## WHAT IS ASKED
Retype these lines and no others: the line holding "Emit a Python", the line holding "fig = go.Figure()", and all lines between them. Pictures stay out.

## EXTRACTED RECORDS
◆ ◆ ◆ ◆ ◆
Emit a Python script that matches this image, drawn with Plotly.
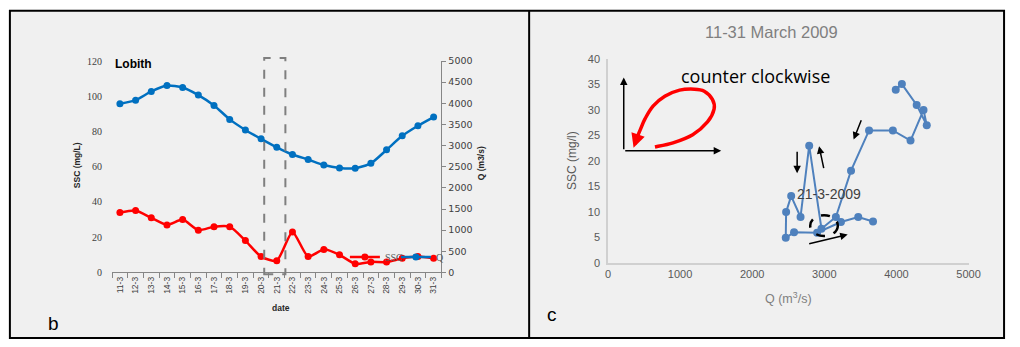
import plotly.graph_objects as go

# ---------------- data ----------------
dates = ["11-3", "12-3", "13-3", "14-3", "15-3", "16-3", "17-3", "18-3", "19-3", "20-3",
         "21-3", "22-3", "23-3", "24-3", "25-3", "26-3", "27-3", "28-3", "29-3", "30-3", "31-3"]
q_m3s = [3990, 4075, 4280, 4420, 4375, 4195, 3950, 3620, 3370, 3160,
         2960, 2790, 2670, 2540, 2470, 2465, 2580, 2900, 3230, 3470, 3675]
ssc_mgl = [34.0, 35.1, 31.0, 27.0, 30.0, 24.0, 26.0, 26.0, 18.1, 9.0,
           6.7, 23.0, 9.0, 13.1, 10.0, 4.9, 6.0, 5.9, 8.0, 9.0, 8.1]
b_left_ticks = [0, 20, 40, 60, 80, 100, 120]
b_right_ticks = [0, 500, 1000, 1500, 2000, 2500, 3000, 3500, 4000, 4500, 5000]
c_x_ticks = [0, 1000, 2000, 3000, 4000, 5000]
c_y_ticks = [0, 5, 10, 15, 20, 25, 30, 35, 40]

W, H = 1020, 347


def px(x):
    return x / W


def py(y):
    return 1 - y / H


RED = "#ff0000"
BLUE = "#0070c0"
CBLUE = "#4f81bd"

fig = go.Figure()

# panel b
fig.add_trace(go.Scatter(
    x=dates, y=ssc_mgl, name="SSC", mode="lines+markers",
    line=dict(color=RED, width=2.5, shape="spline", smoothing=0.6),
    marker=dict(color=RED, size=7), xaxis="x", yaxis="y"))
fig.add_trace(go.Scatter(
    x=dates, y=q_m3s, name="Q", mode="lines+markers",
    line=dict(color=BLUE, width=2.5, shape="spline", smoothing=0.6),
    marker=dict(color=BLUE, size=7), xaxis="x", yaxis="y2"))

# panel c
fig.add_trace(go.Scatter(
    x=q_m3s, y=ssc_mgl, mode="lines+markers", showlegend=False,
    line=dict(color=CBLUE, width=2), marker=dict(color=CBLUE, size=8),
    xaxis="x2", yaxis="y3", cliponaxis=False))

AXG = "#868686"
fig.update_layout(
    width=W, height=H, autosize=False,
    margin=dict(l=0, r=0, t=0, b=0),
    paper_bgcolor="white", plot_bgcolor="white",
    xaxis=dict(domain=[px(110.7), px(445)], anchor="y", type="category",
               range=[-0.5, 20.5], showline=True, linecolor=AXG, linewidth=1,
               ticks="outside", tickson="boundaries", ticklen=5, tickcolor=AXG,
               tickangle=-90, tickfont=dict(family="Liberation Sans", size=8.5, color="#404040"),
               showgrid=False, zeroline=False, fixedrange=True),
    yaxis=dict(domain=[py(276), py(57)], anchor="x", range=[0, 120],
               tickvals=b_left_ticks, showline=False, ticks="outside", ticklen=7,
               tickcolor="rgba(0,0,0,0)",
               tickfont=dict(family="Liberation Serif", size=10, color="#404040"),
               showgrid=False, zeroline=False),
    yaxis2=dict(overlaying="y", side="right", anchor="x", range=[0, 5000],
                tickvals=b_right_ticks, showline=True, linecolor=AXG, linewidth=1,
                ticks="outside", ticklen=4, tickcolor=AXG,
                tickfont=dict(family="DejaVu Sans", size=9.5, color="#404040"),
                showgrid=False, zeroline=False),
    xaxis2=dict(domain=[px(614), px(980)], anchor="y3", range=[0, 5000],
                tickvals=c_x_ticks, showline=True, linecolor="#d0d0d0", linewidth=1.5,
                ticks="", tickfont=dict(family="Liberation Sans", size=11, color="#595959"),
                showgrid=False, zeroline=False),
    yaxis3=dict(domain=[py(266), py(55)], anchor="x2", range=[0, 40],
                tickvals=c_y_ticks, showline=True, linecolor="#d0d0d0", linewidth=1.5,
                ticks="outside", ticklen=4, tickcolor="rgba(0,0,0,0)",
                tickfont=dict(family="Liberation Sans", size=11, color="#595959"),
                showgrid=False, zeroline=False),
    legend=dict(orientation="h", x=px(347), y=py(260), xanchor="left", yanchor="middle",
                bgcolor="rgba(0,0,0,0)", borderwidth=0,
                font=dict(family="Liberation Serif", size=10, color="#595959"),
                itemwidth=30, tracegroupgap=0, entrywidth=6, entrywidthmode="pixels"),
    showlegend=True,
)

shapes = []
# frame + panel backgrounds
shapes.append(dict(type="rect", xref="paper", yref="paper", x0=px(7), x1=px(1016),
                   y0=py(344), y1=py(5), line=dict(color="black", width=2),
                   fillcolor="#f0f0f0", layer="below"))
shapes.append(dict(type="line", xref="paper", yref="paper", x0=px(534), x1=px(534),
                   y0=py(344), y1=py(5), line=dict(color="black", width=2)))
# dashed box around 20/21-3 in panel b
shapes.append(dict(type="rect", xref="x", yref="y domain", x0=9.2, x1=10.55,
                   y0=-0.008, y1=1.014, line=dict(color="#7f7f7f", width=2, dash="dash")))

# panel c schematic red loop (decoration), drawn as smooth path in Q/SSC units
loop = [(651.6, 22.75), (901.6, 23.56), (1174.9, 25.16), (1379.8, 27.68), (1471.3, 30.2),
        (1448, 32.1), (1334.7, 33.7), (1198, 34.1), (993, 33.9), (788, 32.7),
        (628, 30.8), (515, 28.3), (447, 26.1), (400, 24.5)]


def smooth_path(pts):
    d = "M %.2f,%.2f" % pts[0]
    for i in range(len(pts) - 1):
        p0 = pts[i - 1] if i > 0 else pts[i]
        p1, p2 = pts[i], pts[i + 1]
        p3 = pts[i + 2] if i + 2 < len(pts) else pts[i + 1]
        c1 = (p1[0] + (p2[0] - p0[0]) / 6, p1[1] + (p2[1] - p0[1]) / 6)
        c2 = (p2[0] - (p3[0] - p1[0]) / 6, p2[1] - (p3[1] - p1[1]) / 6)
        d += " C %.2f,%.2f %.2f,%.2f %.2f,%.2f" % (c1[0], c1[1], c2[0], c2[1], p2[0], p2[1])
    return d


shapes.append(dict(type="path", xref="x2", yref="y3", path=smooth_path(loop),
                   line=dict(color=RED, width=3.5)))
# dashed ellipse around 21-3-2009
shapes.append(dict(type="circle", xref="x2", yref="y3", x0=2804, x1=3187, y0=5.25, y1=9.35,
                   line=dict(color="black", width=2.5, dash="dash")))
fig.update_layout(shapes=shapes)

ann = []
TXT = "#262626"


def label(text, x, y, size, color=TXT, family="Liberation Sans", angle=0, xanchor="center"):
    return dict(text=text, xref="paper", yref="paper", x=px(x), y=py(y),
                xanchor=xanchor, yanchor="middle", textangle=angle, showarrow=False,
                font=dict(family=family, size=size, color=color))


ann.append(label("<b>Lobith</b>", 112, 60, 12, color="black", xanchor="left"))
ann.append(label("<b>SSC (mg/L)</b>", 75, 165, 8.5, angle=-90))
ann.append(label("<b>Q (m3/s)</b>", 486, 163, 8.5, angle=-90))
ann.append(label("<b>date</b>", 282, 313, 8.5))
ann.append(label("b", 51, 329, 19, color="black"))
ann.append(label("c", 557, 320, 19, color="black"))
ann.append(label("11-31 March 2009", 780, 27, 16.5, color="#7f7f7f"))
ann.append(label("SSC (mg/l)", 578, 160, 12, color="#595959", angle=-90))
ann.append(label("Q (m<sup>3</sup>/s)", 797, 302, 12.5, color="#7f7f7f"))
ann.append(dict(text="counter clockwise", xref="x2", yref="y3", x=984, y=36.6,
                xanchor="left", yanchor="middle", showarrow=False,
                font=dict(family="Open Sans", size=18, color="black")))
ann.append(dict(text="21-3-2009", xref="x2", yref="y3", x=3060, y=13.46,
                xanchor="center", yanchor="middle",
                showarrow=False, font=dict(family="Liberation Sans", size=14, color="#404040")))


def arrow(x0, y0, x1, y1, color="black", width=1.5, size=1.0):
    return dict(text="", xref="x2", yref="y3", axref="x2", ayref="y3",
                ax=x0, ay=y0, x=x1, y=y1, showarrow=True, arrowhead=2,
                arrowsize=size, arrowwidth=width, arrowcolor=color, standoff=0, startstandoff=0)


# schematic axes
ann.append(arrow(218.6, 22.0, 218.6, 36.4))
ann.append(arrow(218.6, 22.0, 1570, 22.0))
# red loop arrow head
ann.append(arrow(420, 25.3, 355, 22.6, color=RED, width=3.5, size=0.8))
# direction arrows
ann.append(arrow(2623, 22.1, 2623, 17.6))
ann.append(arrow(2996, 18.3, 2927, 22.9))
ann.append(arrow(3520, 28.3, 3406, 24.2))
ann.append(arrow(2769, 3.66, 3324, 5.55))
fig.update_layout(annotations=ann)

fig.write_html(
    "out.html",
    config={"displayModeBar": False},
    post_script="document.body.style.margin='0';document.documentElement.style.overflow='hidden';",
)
◆ ◆ ◆ ◆ ◆
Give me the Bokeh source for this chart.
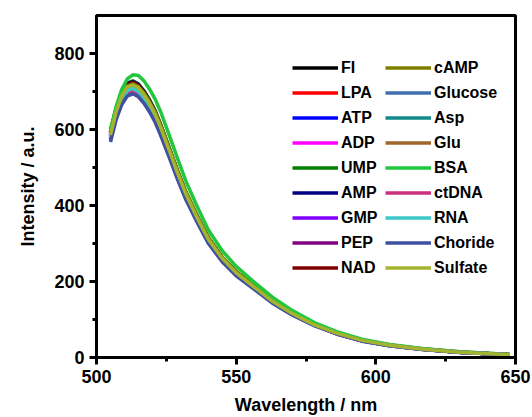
◆ ◆ ◆ ◆ ◆
## TASK SOLUTION
Emit a Python script that matches this image, drawn with Plotly.
import plotly.graph_objects as go

# ---------------- data ----------------
dates = ["11-3", "12-3", "13-3", "14-3", "15-3", "16-3", "17-3", "18-3", "19-3", "20-3",
         "21-3", "22-3", "23-3", "24-3", "25-3", "26-3", "27-3", "28-3", "29-3", "30-3", "31-3"]
q_m3s = [3990, 4075, 4280, 4420, 4375, 4195, 3950, 3620, 3370, 3160,
         2960, 2790, 2670, 2540, 2470, 2465, 2580, 2900, 3230, 3470, 3675]
ssc_mgl = [34.0, 35.1, 31.0, 27.0, 30.0, 24.0, 26.0, 26.0, 18.1, 9.0,
           6.7, 23.0, 9.0, 13.1, 10.0, 4.9, 6.0, 5.9, 8.0, 9.0, 8.1]
b_left_ticks = [0, 20, 40, 60, 80, 100, 120]
b_right_ticks = [0, 500, 1000, 1500, 2000, 2500, 3000, 3500, 4000, 4500, 5000]
c_x_ticks = [0, 1000, 2000, 3000, 4000, 5000]
c_y_ticks = [0, 5, 10, 15, 20, 25, 30, 35, 40]

W, H = 1020, 347


def px(x):
    return x / W


def py(y):
    return 1 - y / H


RED = "#ff0000"
BLUE = "#0070c0"
CBLUE = "#4f81bd"

fig = go.Figure()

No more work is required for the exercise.